### EXERCISE REQUIREMENTS
Leaving the pictures aside, transcribe every line below exactly.
>> Start
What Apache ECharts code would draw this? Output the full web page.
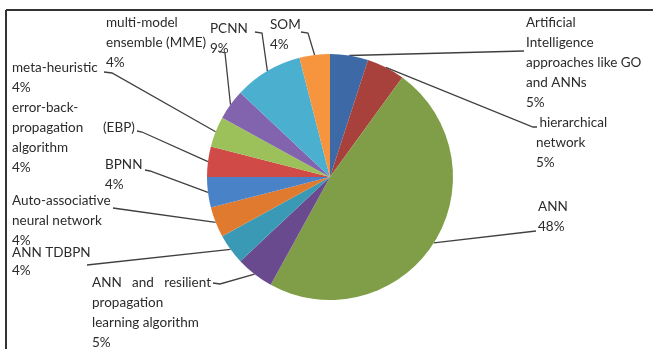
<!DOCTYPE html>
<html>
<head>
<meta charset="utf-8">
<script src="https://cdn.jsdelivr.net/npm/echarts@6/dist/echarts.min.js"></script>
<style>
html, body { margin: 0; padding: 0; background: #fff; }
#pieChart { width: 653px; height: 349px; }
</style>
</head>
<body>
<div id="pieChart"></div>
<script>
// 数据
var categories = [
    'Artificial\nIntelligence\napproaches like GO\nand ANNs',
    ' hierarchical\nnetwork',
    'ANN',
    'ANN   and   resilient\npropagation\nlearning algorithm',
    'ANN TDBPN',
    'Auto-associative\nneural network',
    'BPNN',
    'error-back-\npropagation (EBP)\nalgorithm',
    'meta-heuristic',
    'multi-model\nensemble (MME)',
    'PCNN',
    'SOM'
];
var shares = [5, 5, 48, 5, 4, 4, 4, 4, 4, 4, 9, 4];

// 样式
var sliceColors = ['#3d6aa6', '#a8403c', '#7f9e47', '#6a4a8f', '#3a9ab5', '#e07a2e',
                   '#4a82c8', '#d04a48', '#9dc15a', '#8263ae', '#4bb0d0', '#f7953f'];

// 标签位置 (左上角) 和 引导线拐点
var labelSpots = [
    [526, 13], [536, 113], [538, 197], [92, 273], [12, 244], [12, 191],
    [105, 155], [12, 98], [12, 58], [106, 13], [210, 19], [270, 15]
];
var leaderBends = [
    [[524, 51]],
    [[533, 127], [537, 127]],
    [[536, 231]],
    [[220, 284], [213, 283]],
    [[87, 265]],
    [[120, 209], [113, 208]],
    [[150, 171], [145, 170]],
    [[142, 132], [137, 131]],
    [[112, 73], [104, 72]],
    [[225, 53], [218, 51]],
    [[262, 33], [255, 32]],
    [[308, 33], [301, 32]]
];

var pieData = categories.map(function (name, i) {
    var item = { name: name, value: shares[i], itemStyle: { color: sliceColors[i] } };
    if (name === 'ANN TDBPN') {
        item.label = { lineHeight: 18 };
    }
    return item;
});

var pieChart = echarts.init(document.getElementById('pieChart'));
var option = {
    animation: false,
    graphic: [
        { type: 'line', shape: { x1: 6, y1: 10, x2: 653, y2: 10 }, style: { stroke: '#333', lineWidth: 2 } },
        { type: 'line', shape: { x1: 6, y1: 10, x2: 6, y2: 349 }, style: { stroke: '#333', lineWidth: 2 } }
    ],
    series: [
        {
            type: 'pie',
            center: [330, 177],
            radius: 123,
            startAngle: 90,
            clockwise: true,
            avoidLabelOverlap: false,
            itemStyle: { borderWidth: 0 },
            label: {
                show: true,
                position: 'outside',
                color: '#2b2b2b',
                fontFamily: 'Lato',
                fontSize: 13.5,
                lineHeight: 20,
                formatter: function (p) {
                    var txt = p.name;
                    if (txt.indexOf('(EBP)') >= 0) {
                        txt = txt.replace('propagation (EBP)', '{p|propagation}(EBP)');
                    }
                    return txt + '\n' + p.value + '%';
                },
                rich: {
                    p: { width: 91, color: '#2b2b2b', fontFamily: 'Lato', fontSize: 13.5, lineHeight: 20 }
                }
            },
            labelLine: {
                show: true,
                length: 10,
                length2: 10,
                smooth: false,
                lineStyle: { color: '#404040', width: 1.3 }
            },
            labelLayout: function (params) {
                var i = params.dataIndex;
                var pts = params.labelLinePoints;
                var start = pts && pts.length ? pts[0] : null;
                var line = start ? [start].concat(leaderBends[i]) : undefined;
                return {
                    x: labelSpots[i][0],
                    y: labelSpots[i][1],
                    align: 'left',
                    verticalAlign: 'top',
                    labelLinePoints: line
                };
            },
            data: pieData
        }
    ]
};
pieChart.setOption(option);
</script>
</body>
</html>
>> End
### EXERCISE ANSWER
What Apache ECharts code would draw this? Output the full web page.
<!DOCTYPE html>
<html>
<head>
<meta charset="utf-8">
<script src="https://cdn.jsdelivr.net/npm/echarts@6/dist/echarts.min.js"></script>
<style>
html, body { margin: 0; padding: 0; background: #fff; }
#pieChart { width: 653px; height: 349px; }
</style>
</head>
<body>
<div id="pieChart"></div>
<script>
// 数据
var categories = [
    'Artificial\nIntelligence\napproaches like GO\nand ANNs',
    ' hierarchical\nnetwork',
    'ANN',
    'ANN   and   resilient\npropagation\nlearning algorithm',
    'ANN TDBPN',
    'Auto-associative\nneural network',
    'BPNN',
    'error-back-\npropagation (EBP)\nalgorithm',
    'meta-heuristic',
    'multi-model\nensemble (MME)',
    'PCNN',
    'SOM'
];
var shares = [5, 5, 48, 5, 4, 4, 4, 4, 4, 4, 9, 4];

// 样式
var sliceColors = ['#3d6aa6', '#a8403c', '#7f9e47', '#6a4a8f', '#3a9ab5', '#e07a2e',
                   '#4a82c8', '#d04a48', '#9dc15a', '#8263ae', '#4bb0d0', '#f7953f'];

// 标签位置 (左上角) 和 引导线拐点
var labelSpots = [
    [526, 13], [536, 113], [538, 197], [92, 273], [12, 244], [12, 191],
    [105, 155], [12, 98], [12, 58], [106, 13], [210, 19], [270, 15]
];
var leaderBends = [
    [[524, 51]],
    [[533, 127], [537, 127]],
    [[536, 231]],
    [[220, 284], [213, 283]],
    [[87, 265]],
    [[120, 209], [113, 208]],
    [[150, 171], [145, 170]],
    [[142, 132], [137, 131]],
    [[112, 73], [104, 72]],
    [[225, 53], [218, 51]],
    [[262, 33], [255, 32]],
    [[308, 33], [301, 32]]
];

var pieData = categories.map(function (name, i) {
    var item = { name: name, value: shares[i], itemStyle: { color: sliceColors[i] } };
    if (name === 'ANN TDBPN') {
        item.label = { lineHeight: 18 };
    }
    return item;
});

var pieChart = echarts.init(document.getElementById('pieChart'));
var option = {
    animation: false,
    graphic: [
        { type: 'line', shape: { x1: 6, y1: 10, x2: 653, y2: 10 }, style: { stroke: '#333', lineWidth: 2 } },
        { type: 'line', shape: { x1: 6, y1: 10, x2: 6, y2: 349 }, style: { stroke: '#333', lineWidth: 2 } }
    ],
    series: [
        {
            type: 'pie',
            center: [330, 177],
            radius: 123,
            startAngle: 90,
            clockwise: true,
            avoidLabelOverlap: false,
            itemStyle: { borderWidth: 0 },
            label: {
                show: true,
                position: 'outside',
                color: '#2b2b2b',
                fontFamily: 'Lato',
                fontSize: 13.5,
                lineHeight: 20,
                formatter: function (p) {
                    var txt = p.name;
                    if (txt.indexOf('(EBP)') >= 0) {
                        txt = txt.replace('propagation (EBP)', '{p|propagation}(EBP)');
                    }
                    return txt + '\n' + p.value + '%';
                },
                rich: {
                    p: { width: 91, color: '#2b2b2b', fontFamily: 'Lato', fontSize: 13.5, lineHeight: 20 }
                }
            },
            labelLine: {
                show: true,
                length: 10,
                length2: 10,
                smooth: false,
                lineStyle: { color: '#404040', width: 1.3 }
            },
            labelLayout: function (params) {
                var i = params.dataIndex;
                var pts = params.labelLinePoints;
                var start = pts && pts.length ? pts[0] : null;
                var line = start ? [start].concat(leaderBends[i]) : undefined;
                return {
                    x: labelSpots[i][0],
                    y: labelSpots[i][1],
                    align: 'left',
                    verticalAlign: 'top',
                    labelLinePoints: line
                };
            },
            data: pieData
        }
    ]
};
pieChart.setOption(option);
</script>
</body>
</html>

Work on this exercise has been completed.